I used to not even notice when I heard it, that word. I even said it from time to time when I worked retail, a bright smile on my face as I looked at a new group of shoppers. “Hello, ladies!” I’d say, “How are you today?”
It’s not that there’s anything overtly, terribly wrong with it. I mean, it doesn’t come from a place of hatred or anything obvious like that, but it does still have a bit of condescension to it I think. What’s wrong with a polite, “Hey folks, welcome,” or even a completely ambiguous, “Hello! How are you doing?”
Why do we feel the need to single out and group each other by our gender anyway? Does it add anything to the shopping or dining experience to be reminded that you’re a lady and not just another person? I find it horribly annoying at worst, and disconnected at best, but my main issue with it to be honest is how it affects my friends, family, and others in my community.
A few years ago, I remember a friend telling me her trans boyfriend had spent an entire day in his room fighting off tears, completely crushed because a woman at Walmart had called him a lady. At the time I was a little ignorant, thinking, “Is it that big of a deal to be called lady? What’s so wrong with that?” But then I started dating Emmett.
When I mentioned to Emmett a few nights ago that I was thinking of writing this, and asked if it was okay with him, his reaction was, “Yes, please do. I think It’s really important.”
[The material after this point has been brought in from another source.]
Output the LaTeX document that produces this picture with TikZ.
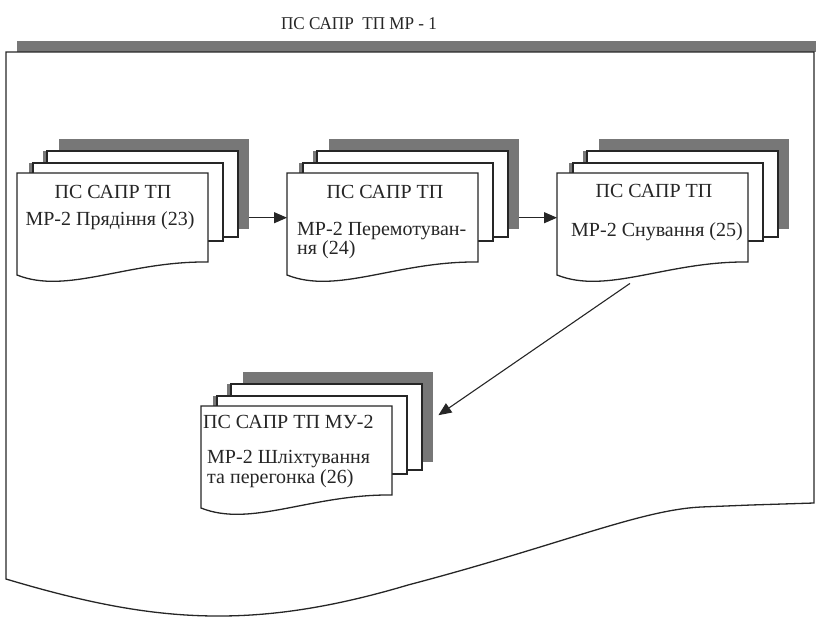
\documentclass[tikz,border=0pt]{standalone}
\usepackage{fontspec}
\setmainfont{Liberation Serif}
\usetikzlibrary{arrows.meta,calc}
\definecolor{shadowgray}{HTML}{777777}
\definecolor{ink}{HTML}{262626}
\tikzset{
 outline/.style={draw=ink, line width=1.3pt, line join=miter},
 layer/.style={outline, fill=white},
 backsheet/.style={fill=shadowgray, draw=none, inner sep=0pt, anchor=north west, minimum width=190pt, minimum height=90pt},
 frontarea/.style={draw=none, inner sep=0pt, anchor=north west, minimum width=191pt, minimum height=89pt},
 doctext/.style={font=\fontsize{20}{22}\selectfont, inner sep=0pt, text=ink},
 flow/.style={draw=ink, line width=1.1pt, -{Triangle[length=13pt,width=11pt]}},
}
\newcommand\mystack[3]{%
 \begin{scope}[shift={(#2,#3)}]
  \node[backsheet] (k#1) at (42,-34) {};
  \fill[shadowgray] (26,-22) rectangle (217,64);
  \draw[layer] (30,-22) rectangle (221,64);
  \fill[shadowgray] (12,-10) rectangle (202,68);
  \draw[layer] (16,-10) rectangle (206,68);
  \draw[layer] (0,0) -- (191,0) -- (191,89) .. controls (110,88) and (50,122) .. (0,102) -- cycle;
  \node[frontarea] (f#1) at (0,0) {};
 \end{scope}}
\begin{document}
\begin{tikzpicture}[x=1pt,y=-1pt]
\useasboundingbox (0,0) rectangle (816,616);
% title
\node[font=\fontsize{18}{20}\selectfont, text=ink, inner sep=0pt] (title) at (359,24) {\scalebox{0.95}[1]{ПС САПР\ \ ТП МР - 1}};
% outer document with its shadow
\fill[shadowgray] (17,41) rectangle (816,52);
\draw[outline] (814,503) -- (751,505) -- (701,507)
  .. controls (640,510) and (560,545) .. (408,585)
  .. controls (250,632) and (150,622) .. (6,579)
  -- (6,52) -- (814,52) -- cycle;
% stacks
\mystack{1}{17}{173}
\mystack{2}{287}{173}
\mystack{3}{557}{173}
\mystack{4}{201}{406}
% texts
\node[doctext, anchor=base] (a1) at (113,198) {ПС САПР ТП};
\node[doctext, anchor=base] (b1) at (110,225) {МР-2 Прядіння (23)};
\node[doctext, anchor=base] (a2) at (385,198) {ПС САПР ТП};
\node[doctext, anchor=base west] (b2) at (297,235) {МР-2 Перемотуван-};
\node[doctext, anchor=base west] (c2) at (297,254) {ня (24)};
\node[doctext, anchor=base] (a3) at (654,197) {ПС САПР ТП};
\node[doctext, anchor=base] (b3) at (657,236) {МР-2 Снування (25)};
\node[doctext, anchor=base west] (a4) at (203,428) {ПС САПР ТП МУ-2};
\node[doctext, anchor=base west] (b4) at (207,463) {МР-2 Шліхтування};
\node[doctext, anchor=base west] (c4) at (207,483) {та перегонка (26)};
% connectors
\draw[flow] (f1.east -| k1.east) -- (f2.west);
\draw[flow] (f2.east -| k2.east) -- (f3.west);
\coordinate (w3) at ($(f3.south west)+(73,21)$);
\coordinate (t4) at ($(k4.east)+(5,-2)$);
\draw[flow] (w3) -- (t4);
\end{tikzpicture}
\end{document}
You see, Emmett is a pretty feminine guy, and he likes it that way. The only color he really likes in his wardrobe is pink, he’s not very tall and doesn’t grow much facial hair, and his hair is long and often tied up in a bun or a ponytail. That’s how he feels comfortable, and I think he looks like a dreamy handsome man just the way he is.
Most of the time, other people agree. He’s almost always read as male, and a ton of people don’t even have the slightest idea he’s trans until one of us tells them. But lately, when we’re out together, for some reason that I can’t quite understand, people have been calling us "ladies."
Every time I hear the word now, I cringe. I no longer associate it with the friendly, detached way service industry workers communicate with customers, but instead with the pained, embarrassed look my partner gets on his face.
Sometimes Emmett speaks and the person who made the mistake hears his low voice, which either results in a flurry of apologies and awkward smiles or a confused look followed by a prompt excuse to walk away. If the voice doesn't clue them in, I’ll take a swig of my beer and chime in with, “Um, we’re not ladies,” eager to make Em feel more comfortable.
After that, people usually feel really bad, and we’ve been given discounts, free drinks, and deep, heartfelt apologies numerous times, but none of that can take away the hurt that Emmett feels, and the way it affects his confidence. Worse yet, some ignore my complaint, or don’t listen. Some people don’t even apologize. One man at a restaurant in Vancouver even continued to say "ladies" right up until we left, choosing to make the mistake on purpose.
Though this humiliation isn’t happening directly to me, I feel it and see it more and more, and it tears me apart. I’ve watched as Em becomes more and more nervous to go to bars and restaurants, as he works out to get stronger and look bigger, and tells me he needs to cut off his hair until he looks more male. He is tired of being misgendered and having his identity taken from him by total strangers, and I’m tired for him, and for all my friends this has happened to.
So here’s my point: Don’t gender people you don’t know. Maybe they look female, maybe they look male, but what’s the point of singling them out and risking making a mistake that could ruin their day? There are trans people, genderqueer people, people who are happy to be called lady, and ladies who hate being called that, but at the end of the day, they’re all just people, and I think they should be treated as such.
Making the switch from “ladies” and “guys” to folks, or just nothing at all, might be a bit hard to get used to at first, but it would be pretty easy if you could see the way it affects our day every time someone calls Emmett a girl. The way his head and shoulders sag when a clueless employee repeats “ladies” over and over.
A small effort from you could make a big difference for a lot of folks.